Pengaruh feminis yang paling meyakinkan dalam surat-suratnya adalah teman-teman korespondensinya sendiri. Stella Zeehandelar adalah salah seorang yang paling feminis dibanding teman-temannya yang lain. Usianya lebih tua 5 tahun dari Kartini, anak dari orang tua Yahudi-Belanda. Ia penganut sosialis yang sangat kuat dan aktivis feminis sejak masih di Belanda sampai bekerja di Indonesia. Kartini berkenalan dengan Stella pada tahun 1899 melalui redaksi De Hollandse Leile, majalah wanita yang saat itu sangat populer. Teman-temannya yang lain pun rata-rata berpaham liberal seperti pada umumnya orang-orang yangd atang dari Belanda pada abad ke-19 dan 20.

Paham feminis yang muncul dalam surat-surat Kartini hampir bisa dipastikan berasal dari dua sumber di atas: sekolah Belanda dan teman-teman Belandanya.
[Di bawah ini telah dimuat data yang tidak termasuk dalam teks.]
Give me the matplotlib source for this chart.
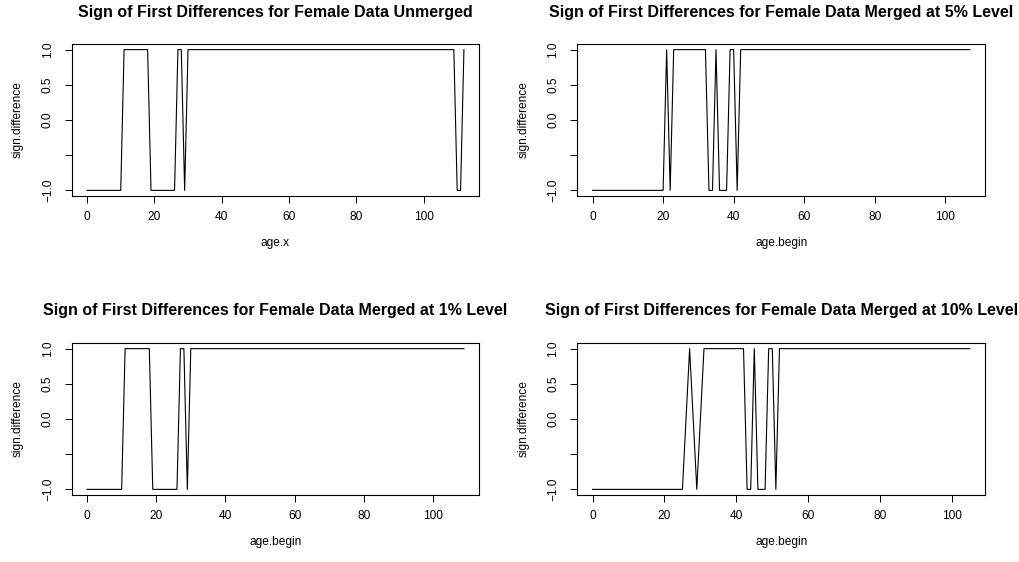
import numpy as np
import matplotlib
matplotlib.use('Agg')
import matplotlib.pyplot as plt

plt.rcParams['font.family'] = ['Liberation Sans', 'DejaVu Sans']

# Vertices of the sign series (age, sign of first difference) for each panel
unmerged_age = [0, 10, 11, 18, 19, 26, 27, 28, 29, 30, 109, 110, 111, 112]
unmerged_sign = [-1, -1, 1, 1, -1, -1, 1, 1, -1, 1, 1, -1, -1, 1]

merged5_age = [0, 20, 21, 22, 23, 32, 33, 34, 35, 36, 38, 39, 40, 41, 42, 107]
merged5_sign = [-1, -1, 1, -1, 1, 1, -1, -1, 1, -1, -1, 1, 1, -1, 1, 1]

merged1_age = [0, 10, 11, 18, 19, 26, 27, 28, 29, 30, 109]
merged1_sign = [-1, -1, 1, 1, -1, -1, 1, 1, -1, 1, 1]

merged10_age = [0, 25, 27, 29, 31, 42, 43, 44, 45, 46, 48, 49, 50, 51, 52, 105]
merged10_sign = [-1, -1, 1, -1, 1, 1, -1, -1, 1, -1, -1, 1, 1, -1, 1, 1]

titles = ['Sign of First Differences for Female Data Unmerged',
          'Sign of First Differences for Female Data Merged at 5% Level',
          'Sign of First Differences for Female Data Merged at 1% Level',
          'Sign of First Differences for Female Data Merged at 10% Level']
xlabels = ['age.x', 'age.begin', 'age.begin', 'age.begin']
series = [(unmerged_age, unmerged_sign), (merged5_age, merged5_sign),
          (merged1_age, merged1_sign), (merged10_age, merged10_sign)]

y_ticks = [-1.0, -0.5, 0.0, 0.5, 1.0]
y_ticklabels = ['\u22121.0', '', '0.0', '0.5', '1.0']
x_ticks = [0, 20, 40, 60, 80, 100]

W, H = 1020, 562
fig = plt.figure(figsize=(W / 100, H / 100), dpi=100)

# panel boxes in pixels: left, top, width, height
boxes = [(72, 44, 407, 152), (577.5, 44, 407.5, 152),
         (72, 343, 407, 152), (577.5, 343, 407.5, 152)]

fs = 8.6
for (left, top, w, h), (ages, signs), title, xl in zip(boxes, series, titles, xlabels):
    ax = fig.add_axes([left / W, 1 - (top + h) / H, w / W, h / H])
    ax.plot(ages, signs, color='black', lw=0.8)
    xmax = max(ages)
    ax.set_xlim(-0.04 * xmax, 1.04 * xmax)
    ax.set_ylim(-1.08, 1.08)
    ax.set_xticks(x_ticks)
    ax.set_xticklabels([str(t) for t in x_ticks], fontsize=fs)
    ax.set_yticks(y_ticks)
    ax.set_yticklabels(y_ticklabels, fontsize=fs, rotation=90, va='center')
    ax.tick_params(direction='out', length=5, width=0.7, color='black')
    ax.tick_params(axis='x', pad=6)
    ax.tick_params(axis='y', pad=8)
    for s in ax.spines.values():
        s.set_linewidth(0.8)
    ax.set_xlabel(xl, fontsize=fs)
    ax.xaxis.set_label_coords(0.5, -47 / h)
    ax.xaxis.label.set_va('center')
    ax.set_ylabel('sign.difference', fontsize=fs)
    ax.yaxis.set_label_coords(-54 / w, 0.5)
    ax.yaxis.label.set_va('center')
    ax.text(0.5, 1 + 32 / h, title, transform=ax.transAxes, ha='center',
            va='center', fontsize=11.5, fontweight='bold')

fig.savefig('out.png', dpi=100)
Beruntung bahwa Kartini sesungguhnya tidak benar-benar menjadi feminis yang ekstrim: memusuhi laki-laki. Feminisme bagi Kartini hanya sebatas wacana yang bergolak dalam pikirannya. Selebihnya ia sampaikan itu dalam surat-suratnya. Kartini sendiri tidak pernah berniat sama sekali mempublikasikan pikiran-pikirannya itu, bahkan sampai ia meninggal tahun 1904 dalam usia 25 tahun beberapa hari setelah melahirkan anak pertamanya.
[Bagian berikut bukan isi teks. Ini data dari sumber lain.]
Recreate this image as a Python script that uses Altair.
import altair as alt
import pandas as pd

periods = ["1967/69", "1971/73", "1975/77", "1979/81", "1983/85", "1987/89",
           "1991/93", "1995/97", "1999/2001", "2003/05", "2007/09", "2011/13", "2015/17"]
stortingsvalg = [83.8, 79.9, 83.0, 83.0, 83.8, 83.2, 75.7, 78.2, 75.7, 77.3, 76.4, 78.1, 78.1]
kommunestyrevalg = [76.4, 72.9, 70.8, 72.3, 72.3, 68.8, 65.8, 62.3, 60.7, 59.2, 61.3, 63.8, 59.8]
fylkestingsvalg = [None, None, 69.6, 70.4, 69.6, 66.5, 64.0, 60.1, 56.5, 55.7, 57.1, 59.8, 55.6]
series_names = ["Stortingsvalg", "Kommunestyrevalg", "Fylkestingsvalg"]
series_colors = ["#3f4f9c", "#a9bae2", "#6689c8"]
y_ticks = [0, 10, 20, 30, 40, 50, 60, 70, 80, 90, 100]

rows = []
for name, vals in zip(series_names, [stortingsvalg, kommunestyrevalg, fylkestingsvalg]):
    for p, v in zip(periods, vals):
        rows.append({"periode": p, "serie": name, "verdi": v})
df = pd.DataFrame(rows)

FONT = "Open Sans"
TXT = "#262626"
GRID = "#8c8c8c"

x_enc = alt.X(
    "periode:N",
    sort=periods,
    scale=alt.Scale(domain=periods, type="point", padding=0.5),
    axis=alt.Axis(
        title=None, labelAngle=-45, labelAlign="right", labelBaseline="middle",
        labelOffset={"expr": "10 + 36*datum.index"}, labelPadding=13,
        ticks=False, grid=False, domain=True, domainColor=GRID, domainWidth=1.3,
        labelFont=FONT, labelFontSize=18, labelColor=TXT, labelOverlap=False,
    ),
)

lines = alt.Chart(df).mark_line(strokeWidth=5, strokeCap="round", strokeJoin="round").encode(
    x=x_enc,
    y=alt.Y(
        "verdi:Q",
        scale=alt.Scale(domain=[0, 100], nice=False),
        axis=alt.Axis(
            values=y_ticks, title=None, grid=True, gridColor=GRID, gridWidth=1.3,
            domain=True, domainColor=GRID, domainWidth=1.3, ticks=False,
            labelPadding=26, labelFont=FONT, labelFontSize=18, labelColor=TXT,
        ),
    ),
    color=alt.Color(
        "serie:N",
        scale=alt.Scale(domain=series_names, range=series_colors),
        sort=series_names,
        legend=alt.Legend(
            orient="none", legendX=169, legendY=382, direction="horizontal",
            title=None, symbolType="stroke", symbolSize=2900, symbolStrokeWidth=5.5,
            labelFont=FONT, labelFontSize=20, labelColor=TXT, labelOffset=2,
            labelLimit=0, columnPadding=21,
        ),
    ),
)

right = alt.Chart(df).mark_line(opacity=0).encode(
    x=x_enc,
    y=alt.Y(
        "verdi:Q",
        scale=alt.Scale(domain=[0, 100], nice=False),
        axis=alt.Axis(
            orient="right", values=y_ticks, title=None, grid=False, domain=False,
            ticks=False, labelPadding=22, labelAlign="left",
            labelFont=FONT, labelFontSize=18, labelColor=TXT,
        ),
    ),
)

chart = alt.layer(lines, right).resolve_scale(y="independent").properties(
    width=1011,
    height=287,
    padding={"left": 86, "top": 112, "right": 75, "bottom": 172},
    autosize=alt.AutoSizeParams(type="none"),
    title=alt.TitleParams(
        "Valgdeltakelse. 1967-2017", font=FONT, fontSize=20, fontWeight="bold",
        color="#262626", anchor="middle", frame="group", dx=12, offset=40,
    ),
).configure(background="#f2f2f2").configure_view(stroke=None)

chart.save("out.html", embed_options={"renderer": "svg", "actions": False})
Justru yang mempromosikan pemikiran-pemikiran feminis ini adalah Mr. J.H. Abendanon, Menteri Agama, Pengajaran, dan Kerajinan Hindia Belanda. Ia mengumpulkan semua surat-surat Kartini, menyusunnya, kemudian menerbitkannya tujuh tahun setelah Kartini wafat. Abendanon sendiri, secara politis, adalah penganut aliran etis (baca: liberal) di Belanda. Sangat wajar kalau ia kemudian mempromosikan ide-ide liberal seperti yang tercermin dalam surat-surat Kartini. Secara tidak langsung Abendanon ingin mengajarkan feminisme-liberal kepada masyarakat Indonesia, namun meminjam tangan anak bangsa Indonesia sendiri, Kartini. Inilah sesungguhnya awal mula benih feminisme-liberal ditaburkan di bumi Indonesia yang sesungguhnya tidak menyimpan masalah besar dalam hubungan laki-laki perempuan, sejak Islam datang ke negeri ini. Wallâhu A’lam.